*PROBLEM TO SOLVE*: Each line below should be retyped exactly, with no pictures.
==============================
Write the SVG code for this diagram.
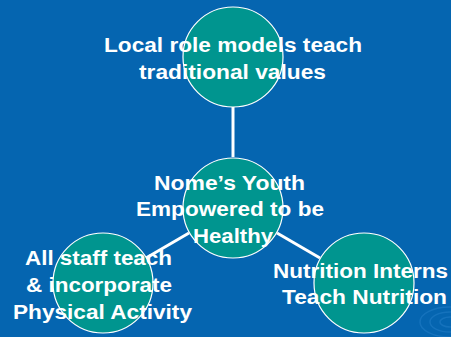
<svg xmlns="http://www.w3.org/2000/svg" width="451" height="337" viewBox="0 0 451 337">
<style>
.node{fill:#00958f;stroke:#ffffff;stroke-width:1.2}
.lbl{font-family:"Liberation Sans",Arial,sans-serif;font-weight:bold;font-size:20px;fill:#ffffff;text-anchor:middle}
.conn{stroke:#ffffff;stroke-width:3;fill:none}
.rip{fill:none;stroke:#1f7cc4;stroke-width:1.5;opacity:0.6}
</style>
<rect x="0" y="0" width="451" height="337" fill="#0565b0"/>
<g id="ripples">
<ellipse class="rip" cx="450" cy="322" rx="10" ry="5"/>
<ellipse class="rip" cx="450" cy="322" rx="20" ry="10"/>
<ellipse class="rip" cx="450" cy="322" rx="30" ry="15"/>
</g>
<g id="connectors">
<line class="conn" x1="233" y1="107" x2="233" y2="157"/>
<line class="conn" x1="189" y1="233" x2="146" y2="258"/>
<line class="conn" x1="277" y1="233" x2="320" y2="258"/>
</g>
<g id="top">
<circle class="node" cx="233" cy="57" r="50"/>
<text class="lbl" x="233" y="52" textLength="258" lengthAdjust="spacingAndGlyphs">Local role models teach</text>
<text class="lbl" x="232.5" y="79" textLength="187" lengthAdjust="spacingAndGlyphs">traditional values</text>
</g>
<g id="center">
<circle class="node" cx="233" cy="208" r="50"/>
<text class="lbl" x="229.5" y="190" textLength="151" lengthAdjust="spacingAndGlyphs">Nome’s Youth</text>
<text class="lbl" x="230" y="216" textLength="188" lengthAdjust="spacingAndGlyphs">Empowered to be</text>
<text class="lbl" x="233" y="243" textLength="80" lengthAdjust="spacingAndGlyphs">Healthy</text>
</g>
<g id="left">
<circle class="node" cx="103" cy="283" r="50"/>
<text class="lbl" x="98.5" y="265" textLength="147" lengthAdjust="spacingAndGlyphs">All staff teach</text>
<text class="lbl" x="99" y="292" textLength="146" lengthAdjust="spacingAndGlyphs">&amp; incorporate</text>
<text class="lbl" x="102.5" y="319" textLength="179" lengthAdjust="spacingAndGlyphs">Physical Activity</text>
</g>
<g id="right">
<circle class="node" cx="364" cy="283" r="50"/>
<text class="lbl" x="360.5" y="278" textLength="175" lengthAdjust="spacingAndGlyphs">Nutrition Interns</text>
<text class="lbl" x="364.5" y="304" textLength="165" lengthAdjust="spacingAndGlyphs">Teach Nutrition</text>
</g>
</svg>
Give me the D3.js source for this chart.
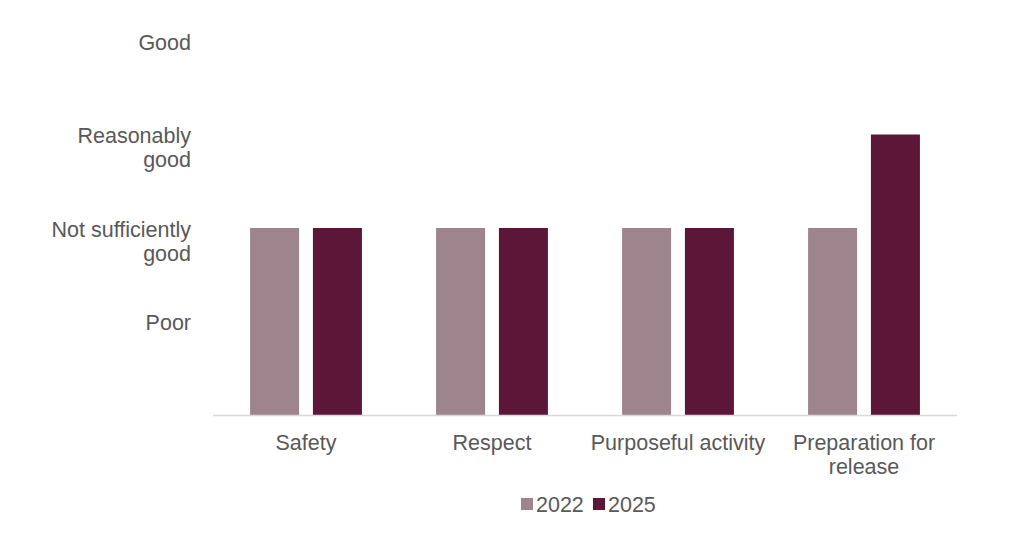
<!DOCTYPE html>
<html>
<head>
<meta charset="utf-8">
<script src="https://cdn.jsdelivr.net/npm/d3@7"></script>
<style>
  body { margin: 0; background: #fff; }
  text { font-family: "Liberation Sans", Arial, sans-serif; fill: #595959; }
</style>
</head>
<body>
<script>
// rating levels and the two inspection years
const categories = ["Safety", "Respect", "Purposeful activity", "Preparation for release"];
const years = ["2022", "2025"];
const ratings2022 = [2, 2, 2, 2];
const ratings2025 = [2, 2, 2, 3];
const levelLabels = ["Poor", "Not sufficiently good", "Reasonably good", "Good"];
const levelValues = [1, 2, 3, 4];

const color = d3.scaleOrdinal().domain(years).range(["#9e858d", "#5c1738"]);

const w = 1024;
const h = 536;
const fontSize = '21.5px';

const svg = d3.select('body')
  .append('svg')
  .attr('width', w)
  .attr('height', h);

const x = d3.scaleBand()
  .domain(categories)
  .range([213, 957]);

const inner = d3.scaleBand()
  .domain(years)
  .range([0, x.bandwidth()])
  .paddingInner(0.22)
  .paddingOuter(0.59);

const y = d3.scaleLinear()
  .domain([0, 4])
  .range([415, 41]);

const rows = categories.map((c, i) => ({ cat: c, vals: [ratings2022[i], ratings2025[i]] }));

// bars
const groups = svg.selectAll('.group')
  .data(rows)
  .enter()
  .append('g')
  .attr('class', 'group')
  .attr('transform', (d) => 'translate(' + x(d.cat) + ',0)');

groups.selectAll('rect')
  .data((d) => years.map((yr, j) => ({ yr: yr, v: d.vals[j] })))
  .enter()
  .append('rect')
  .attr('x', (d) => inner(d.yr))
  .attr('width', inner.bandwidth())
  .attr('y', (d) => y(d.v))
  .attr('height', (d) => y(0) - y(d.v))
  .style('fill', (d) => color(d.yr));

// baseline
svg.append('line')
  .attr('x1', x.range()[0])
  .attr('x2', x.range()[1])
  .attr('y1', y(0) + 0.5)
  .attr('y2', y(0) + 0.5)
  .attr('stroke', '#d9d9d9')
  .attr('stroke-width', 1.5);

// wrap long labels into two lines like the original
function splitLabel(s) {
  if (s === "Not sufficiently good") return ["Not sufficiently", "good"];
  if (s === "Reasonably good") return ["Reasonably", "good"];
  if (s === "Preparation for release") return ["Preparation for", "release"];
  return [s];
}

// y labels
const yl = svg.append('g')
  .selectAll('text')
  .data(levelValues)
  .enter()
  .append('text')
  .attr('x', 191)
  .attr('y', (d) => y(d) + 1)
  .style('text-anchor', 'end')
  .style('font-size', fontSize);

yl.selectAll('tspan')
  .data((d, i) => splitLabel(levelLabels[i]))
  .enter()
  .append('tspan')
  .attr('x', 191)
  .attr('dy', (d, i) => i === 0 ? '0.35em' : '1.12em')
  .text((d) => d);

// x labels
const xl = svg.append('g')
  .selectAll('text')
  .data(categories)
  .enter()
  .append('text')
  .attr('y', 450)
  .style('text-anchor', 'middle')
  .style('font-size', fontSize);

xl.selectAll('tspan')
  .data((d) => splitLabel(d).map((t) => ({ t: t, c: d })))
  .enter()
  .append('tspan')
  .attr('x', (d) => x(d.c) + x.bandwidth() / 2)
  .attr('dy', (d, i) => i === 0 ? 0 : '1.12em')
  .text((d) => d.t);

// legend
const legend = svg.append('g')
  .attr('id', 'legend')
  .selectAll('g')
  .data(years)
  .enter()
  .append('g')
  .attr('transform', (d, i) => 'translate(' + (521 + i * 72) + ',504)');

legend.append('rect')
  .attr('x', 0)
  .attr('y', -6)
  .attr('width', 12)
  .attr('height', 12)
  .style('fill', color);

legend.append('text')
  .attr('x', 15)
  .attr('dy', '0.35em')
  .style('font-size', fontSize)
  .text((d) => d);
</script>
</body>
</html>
==============================
*RESPONSE BELOW*:
Write the SVG code for this diagram.
<svg xmlns="http://www.w3.org/2000/svg" width="451" height="337" viewBox="0 0 451 337">
<style>
.node{fill:#00958f;stroke:#ffffff;stroke-width:1.2}
.lbl{font-family:"Liberation Sans",Arial,sans-serif;font-weight:bold;font-size:20px;fill:#ffffff;text-anchor:middle}
.conn{stroke:#ffffff;stroke-width:3;fill:none}
.rip{fill:none;stroke:#1f7cc4;stroke-width:1.5;opacity:0.6}
</style>
<rect x="0" y="0" width="451" height="337" fill="#0565b0"/>
<g id="ripples">
<ellipse class="rip" cx="450" cy="322" rx="10" ry="5"/>
<ellipse class="rip" cx="450" cy="322" rx="20" ry="10"/>
<ellipse class="rip" cx="450" cy="322" rx="30" ry="15"/>
</g>
<g id="connectors">
<line class="conn" x1="233" y1="107" x2="233" y2="157"/>
<line class="conn" x1="189" y1="233" x2="146" y2="258"/>
<line class="conn" x1="277" y1="233" x2="320" y2="258"/>
</g>
<g id="top">
<circle class="node" cx="233" cy="57" r="50"/>
<text class="lbl" x="233" y="52" textLength="258" lengthAdjust="spacingAndGlyphs">Local role models teach</text>
<text class="lbl" x="232.5" y="79" textLength="187" lengthAdjust="spacingAndGlyphs">traditional values</text>
</g>
<g id="center">
<circle class="node" cx="233" cy="208" r="50"/>
<text class="lbl" x="229.5" y="190" textLength="151" lengthAdjust="spacingAndGlyphs">Nome’s Youth</text>
<text class="lbl" x="230" y="216" textLength="188" lengthAdjust="spacingAndGlyphs">Empowered to be</text>
<text class="lbl" x="233" y="243" textLength="80" lengthAdjust="spacingAndGlyphs">Healthy</text>
</g>
<g id="left">
<circle class="node" cx="103" cy="283" r="50"/>
<text class="lbl" x="98.5" y="265" textLength="147" lengthAdjust="spacingAndGlyphs">All staff teach</text>
<text class="lbl" x="99" y="292" textLength="146" lengthAdjust="spacingAndGlyphs">&amp; incorporate</text>
<text class="lbl" x="102.5" y="319" textLength="179" lengthAdjust="spacingAndGlyphs">Physical Activity</text>
</g>
<g id="right">
<circle class="node" cx="364" cy="283" r="50"/>
<text class="lbl" x="360.5" y="278" textLength="175" lengthAdjust="spacingAndGlyphs">Nutrition Interns</text>
<text class="lbl" x="364.5" y="304" textLength="165" lengthAdjust="spacingAndGlyphs">Teach Nutrition</text>
</g>
</svg>
Give me the D3.js source for this chart.
<!DOCTYPE html>
<html>
<head>
<meta charset="utf-8">
<script src="https://cdn.jsdelivr.net/npm/d3@7"></script>
<style>
  body { margin: 0; background: #fff; }
  text { font-family: "Liberation Sans", Arial, sans-serif; fill: #595959; }
</style>
</head>
<body>
<script>
// rating levels and the two inspection years
const categories = ["Safety", "Respect", "Purposeful activity", "Preparation for release"];
const years = ["2022", "2025"];
const ratings2022 = [2, 2, 2, 2];
const ratings2025 = [2, 2, 2, 3];
const levelLabels = ["Poor", "Not sufficiently good", "Reasonably good", "Good"];
const levelValues = [1, 2, 3, 4];

const color = d3.scaleOrdinal().domain(years).range(["#9e858d", "#5c1738"]);

const w = 1024;
const h = 536;
const fontSize = '21.5px';

const svg = d3.select('body')
  .append('svg')
  .attr('width', w)
  .attr('height', h);

const x = d3.scaleBand()
  .domain(categories)
  .range([213, 957]);

const inner = d3.scaleBand()
  .domain(years)
  .range([0, x.bandwidth()])
  .paddingInner(0.22)
  .paddingOuter(0.59);

const y = d3.scaleLinear()
  .domain([0, 4])
  .range([415, 41]);

const rows = categories.map((c, i) => ({ cat: c, vals: [ratings2022[i], ratings2025[i]] }));

// bars
const groups = svg.selectAll('.group')
  .data(rows)
  .enter()
  .append('g')
  .attr('class', 'group')
  .attr('transform', (d) => 'translate(' + x(d.cat) + ',0)');

groups.selectAll('rect')
  .data((d) => years.map((yr, j) => ({ yr: yr, v: d.vals[j] })))
  .enter()
  .append('rect')
  .attr('x', (d) => inner(d.yr))
  .attr('width', inner.bandwidth())
  .attr('y', (d) => y(d.v))
  .attr('height', (d) => y(0) - y(d.v))
  .style('fill', (d) => color(d.yr));

// baseline
svg.append('line')
  .attr('x1', x.range()[0])
  .attr('x2', x.range()[1])
  .attr('y1', y(0) + 0.5)
  .attr('y2', y(0) + 0.5)
  .attr('stroke', '#d9d9d9')
  .attr('stroke-width', 1.5);

// wrap long labels into two lines like the original
function splitLabel(s) {
  if (s === "Not sufficiently good") return ["Not sufficiently", "good"];
  if (s === "Reasonably good") return ["Reasonably", "good"];
  if (s === "Preparation for release") return ["Preparation for", "release"];
  return [s];
}

// y labels
const yl = svg.append('g')
  .selectAll('text')
  .data(levelValues)
  .enter()
  .append('text')
  .attr('x', 191)
  .attr('y', (d) => y(d) + 1)
  .style('text-anchor', 'end')
  .style('font-size', fontSize);

yl.selectAll('tspan')
  .data((d, i) => splitLabel(levelLabels[i]))
  .enter()
  .append('tspan')
  .attr('x', 191)
  .attr('dy', (d, i) => i === 0 ? '0.35em' : '1.12em')
  .text((d) => d);

// x labels
const xl = svg.append('g')
  .selectAll('text')
  .data(categories)
  .enter()
  .append('text')
  .attr('y', 450)
  .style('text-anchor', 'middle')
  .style('font-size', fontSize);

xl.selectAll('tspan')
  .data((d) => splitLabel(d).map((t) => ({ t: t, c: d })))
  .enter()
  .append('tspan')
  .attr('x', (d) => x(d.c) + x.bandwidth() / 2)
  .attr('dy', (d, i) => i === 0 ? 0 : '1.12em')
  .text((d) => d.t);

// legend
const legend = svg.append('g')
  .attr('id', 'legend')
  .selectAll('g')
  .data(years)
  .enter()
  .append('g')
  .attr('transform', (d, i) => 'translate(' + (521 + i * 72) + ',504)');

legend.append('rect')
  .attr('x', 0)
  .attr('y', -6)
  .attr('width', 12)
  .attr('height', 12)
  .style('fill', color);

legend.append('text')
  .attr('x', 15)
  .attr('dy', '0.35em')
  .style('font-size', fontSize)
  .text((d) => d);
</script>
</body>
</html>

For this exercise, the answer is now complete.